I saw that configs support recently landed but I seem unable to get access to it from my container, am I missing something or is it not possible ?

# snap refresh --channel=latest/edge lxd
lxd (edge) git-2bdd28e from Canonical✓ refreshed
# lxc stop juju-698b11-1-lxd-0
# lxc start juju-698b11-1-lxd-0
# lxc config edit juju-698b11-1-lxd-0
# lxc config device show juju-698b11-1-lxd-0
eth0:
  hwaddr: 00:16:3e:2e:e8:68
  mtu: "9000"
  name: eth0
  nictype: bridged
  parent: br-bond0
  type: nic
sys-kernel-config:
  path: /sys/kernel/config/
  source: /sys/kernel/config/
  type: disk
# lxc config edit juju-698b11-1-lxd-0
# lxc config get juju-698b11-1-lxd-0 security.privileged
true
# ls -ld /sys/kernel/config/*
drwxr-xr-x 4 root root 0 Apr  9 07:37 /sys/kernel/config/pci_ep
drwxr-xr-x 3 root root 0 Apr  9 11:09 /sys/kernel/config/target
# lxc exec juju-698b11-1-lxd-0 -- ls -l /sys/kernel/config/*
ls: cannot access '/sys/kernel/config/pci_ep': No such file or directory
ls: cannot access '/sys/kernel/config/target': No such file or directory

configfs was only added to make systemd happy, we don’t actually allow access to it inside the container as it’s an attack vector.

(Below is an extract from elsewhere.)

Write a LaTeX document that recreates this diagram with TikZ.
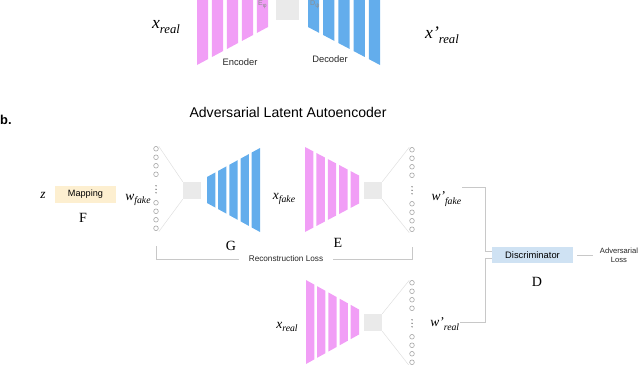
\documentclass[tikz,border=0pt]{standalone}
\usepackage{fontspec}
\setmainfont{Liberation Serif}
\newfontfamily\sansf{Liberation Sans}
\usepackage{graphicx}
\usepackage{xcolor}
\usepackage{tikz}
\usetikzlibrary{positioning,calc}
\definecolor{encpink}{RGB}{241,158,246}
\definecolor{decblue}{RGB}{99,173,236}
\definecolor{latgray}{RGB}{234,234,234}
\definecolor{mapyellow}{RGB}{253,239,208}
\definecolor{discblue}{RGB}{207,226,243}
\definecolor{unitgray}{RGB}{165,165,165}
\definecolor{linkgray}{RGB}{200,200,200}

\newcommand{\sublab}[2]{\textit{#1}\raisebox{-0.6ex}{\scalebox{0.72}{\textit{#2}}}}

\newcommand{\funnel}[6]{%
  \foreach \k in {0,...,4}{
    \pgfmathsetmacro{\fp}{((#2)-(#1))*1.055/5}
    \pgfmathsetmacro{\fxa}{#1+\k*\fp}
    \pgfmathsetmacro{\fxb}{\fxa+\fp-0.055*((#2)-(#1))}
    \pgfmathsetmacro{\fha}{#4+((#5)-(#4))*(\fxa-(#1))/((#2)-(#1))}
    \pgfmathsetmacro{\fhb}{#4+((#5)-(#4))*(\fxb-(#1))/((#2)-(#1))}
    \fill[#6] (\fxa,{#3-\fha}) -- (\fxb,{#3-\fhb}) -- (\fxb,{#3+\fhb}) -- (\fxa,{#3+\fha}) -- cycle;
  }}

\newcommand{\units}[1]{%
  \foreach \k in {0,...,3}{
    \draw[unit] ($(#1.north)+(0,2.5+8.5*\k)$) circle (0.07cm);
    \draw[unit] ($(#1.north)+(0,56.5+8.5*\k)$) circle (0.07cm);}
  \foreach \k in {-1,0,1}
    \fill[black!70] ($(#1.north)+(0,43+3.5*\k)$) circle (0.022cm);}

\begin{document}
\begin{tikzpicture}[x=0.03cm, y=-0.03cm,
        lbl/.style={font=\fontsize{11.5}{12}\selectfont, inner sep=0.5pt},
        biglbl/.style={font=\fontsize{15}{16}\selectfont, inner sep=0.5pt},
        letter/.style={font=\fontsize{12}{13}\selectfont, inner sep=0pt},
        caption/.style={font=\sansf\fontsize{8}{9}\selectfont, text=black!85},
        latent/.style={rectangle, fill=latgray, minimum width=0.54cm, minimum height=0.51cm, inner sep=0pt},
        colbox/.style={rectangle, minimum width=0.15cm, minimum height=2.55cm, inner sep=0pt},
        unit/.style={draw=unitgray, line width=0.5pt},
        link/.style={draw=linkgray, line width=0.6pt},
        fan/.style={draw=linkgray!60, line width=0.4pt}
    ]
        \useasboundingbox (0,0) rectangle (640,365);
        \clip (0,0) rectangle (640,365);

        \funnel{197}{268}{8}{57}{19}{encpink}
        \node[latent, minimum size=0.69cm] (za) at (287.5,8) {};
        \funnel{308}{380}{8}{19}{57}{decblue}
        \node[font=\sansf\fontsize{6}{6}\selectfont, text=black!45, anchor=base west, inner sep=0pt] (ephi) at (258,6) {E\textsubscript{φ}};
        \node[font=\sansf\fontsize{6}{6}\selectfont, text=black!45, anchor=base west, inner sep=0pt] (dpsi) at (310,6) {D\textsubscript{ψ}};
        \node[caption] (enc) at (240,62) {Encoder};
        \node[caption] (dec) at (330,59) {Decoder};
        \node[biglbl] (xa) at (166,27) {\sublab{x}{real}};
        \node[biglbl] (xra) at (442,35) {\sublab{x'}{real}};

        \node[font=\sansf\bfseries\fontsize{11}{12}\selectfont, anchor=west, inner sep=0pt] (plb) at (0,120) {b.};
        \node[font=\sansf\fontsize{12}{13}\selectfont] (title) at (288,112) {Adversarial Latent Autoencoder};

        \node[lbl] (z) at (43,195) {\textit{z}};
        \node[rectangle, fill=mapyellow, minimum width=1.83cm, minimum height=0.45cm,
              font=\sansf\fontsize{7.8}{8}\selectfont] (map) at (85.5,194.5) {Mapping};
        \node[letter] (F) at (83,218) {F};
        \node[lbl] (wfk) at (138,200) {\sublab{w}{fake}};
        \node[colbox] (col1) at (156,189) {};
        \units{col1}
        \node[latent] (g1) at (192,190.5) {};
        \draw[fan] (col1.north east) -- (g1.north west);
        \draw[fan] (col1.south east) -- (g1.south west);
        \funnel{207}{260}{190}{13}{42}{decblue}
        \node[letter] (G) at (231,246) {G};
        \node[lbl] (xfk) at (284,199) {\sublab{x}{fake}};
        \funnel{305}{359}{189.5}{42.5}{14}{encpink}
        \node[letter] (E) at (338,243) {E};
        \node[latent] (g2) at (373,190.5) {};
        \node[colbox] (col2) at (412,190) {};
        \units{col2}
        \draw[fan] (g2.north east) -- (col2.north west);
        \draw[fan] (g2.south east) -- (col2.south west);
        \node[lbl, anchor=east] (wfk2) at (462,199) {\sublab{w'}{fake}};

        \funnel{306}{359}{322}{42}{12.5}{encpink}
        \node[lbl] (xrl) at (287,327) {\sublab{x}{real}};
        \node[latent] (g3) at (373,322.5) {};
        \node[colbox] (col3) at (412,323) {};
        \units{col3}
        \draw[fan] (g3.north east) -- (col3.north west);
        \draw[fan] (g3.south east) -- (col3.south west);
        \node[lbl, anchor=east] (wrl) at (460,324) {\sublab{w'}{real}};

        \node[font=\sansf\fontsize{7}{8}\selectfont, text=black!85, inner xsep=0.3cm] (rec) at (286,259) {Reconstruction Loss};
        \draw[link] ([yshift=-0.43cm]col1.south) |- (rec.west);
        \draw[link] ([yshift=-0.43cm]col2.south) |- (rec.east);

        \node[rectangle, fill=discblue, minimum width=2.43cm, minimum height=0.48cm,
              font=\sansf\fontsize{8}{9}\selectfont] (disc) at (532.5,255) {Discriminator};
        \node[letter] (D) at (537,282) {D};
        \node[font=\sansf\fontsize{6.5}{8}\selectfont, text=black!85, align=center, inner sep=0pt] (adv) at (619,255) {Adversarial\\Loss};
        \coordinate (jf) at (485,187);
        \coordinate (jr) at (485,322);
        \draw[link] (wfk2.east |- jf) -- (jf) |- ($(disc.west)+(0,-4)$);
        \draw[link] (wrl.east |- jr) -- (jr) |- ($(disc.west)+(0,3)$);
        \draw[link, shorten <=0.12cm, shorten >=0.2cm] (disc) -- (adv);
    \end{tikzpicture}
\end{document}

I suspect it’s also a bit of a magic filesystem, at least based on the behavior you’re showing. It’s acting like one of those filesystem which auto-mounts children path on access but then doesn’t work because of namespacing.

In any case, our intent was not to make it accessible in the container, just to make a mount visible such that systemd would shut up about it :slight_smile:
We do the same with some others like debugfs.

I see, thank you for the clarification.